Jean Chapot’s Les granges brulees
revolves around an investigation of murder in a rural community, located close to a
struggling family farm overseen by long-married couple Paul and Rose; an
investigating judge, Larcher (Alain Delon), turns up from the city, installing
himself in a local inn and slowly working to crack local codes of silence and
suspicions. Given that Larcher’s approach seems to consist largely of showing
up at the farm and hanging around Rose, the film often evokes one of those
episodes of Columbo where the detective seems to many observers irrationally
(but ultimately correctly) fixated on a single suspect. Of course, those
interactions were defined largely by garrulousness, whereas Delon’s Larcher
barely has as much dialogue in the whole movie as Columbo might have had in a
single scene; the actor’s performance is an absolute master class in steely,
unblinking silence, and as Simone Signoret embodies Rose with equal
self-containment, it’s tempting to read the whole thing primarily as an
exercise in juxtaposing complementing, distilled star images. Although the film
is set in the then-present, it often seems lost in time: there are many
references to WW2 and its legacy, and “the city” is referred to as if to some
unattainable dream; as if confirming the extent to which the community resists
any kind of outside influence, the mystery’s ultimate resolution comes out of
nowhere, from a source unrelated to Larcher’s investigation.
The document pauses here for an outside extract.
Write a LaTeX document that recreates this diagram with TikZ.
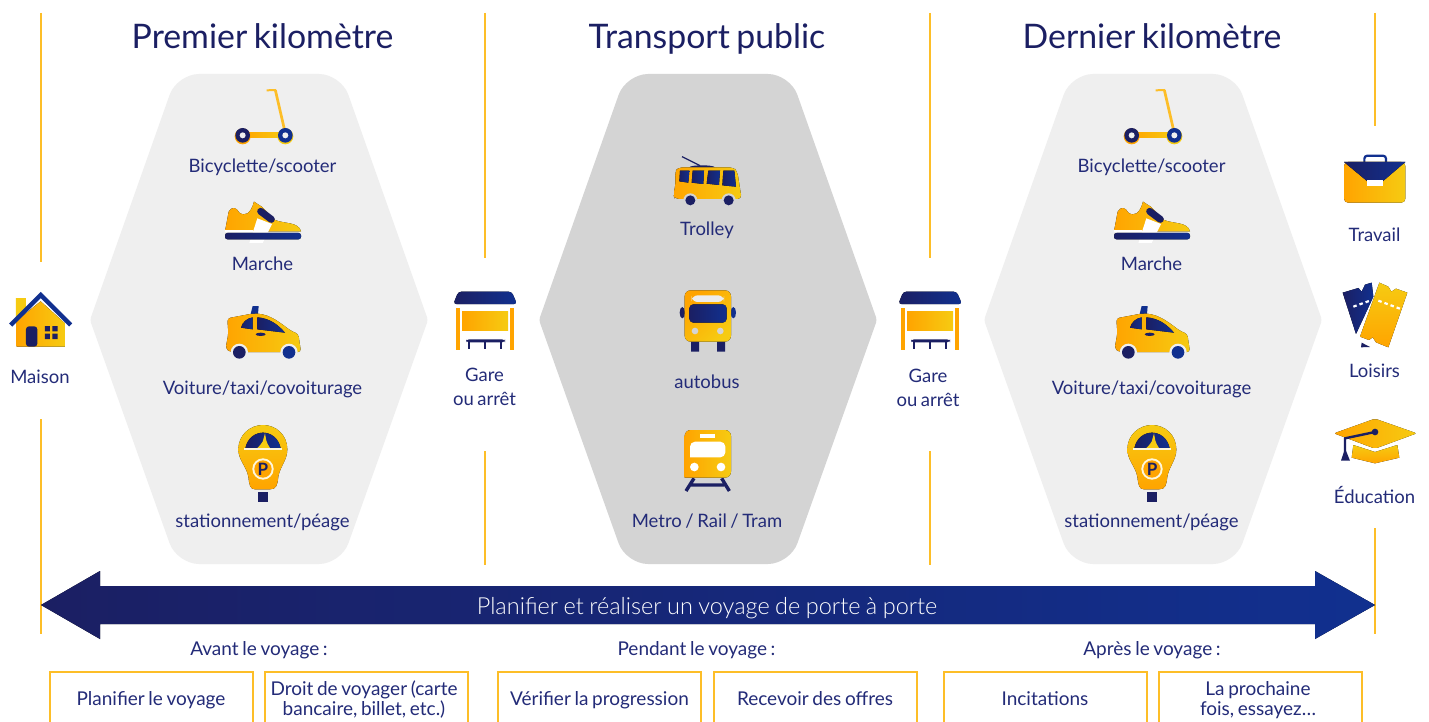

While the film
suggests that the judge nevertheless feels strangely informed and elevated by
the experience, the film provides only a slight indication of what form this
takes: in the closing moments, Rose demonstrates an utter certainty that he won’t
follow up on a crime committed by one of her sons, for the sake of closure and
some broader sense of equilibrium. It seems likely that she’s correct, but the
film provides no space for celebration on this point, nor on any other.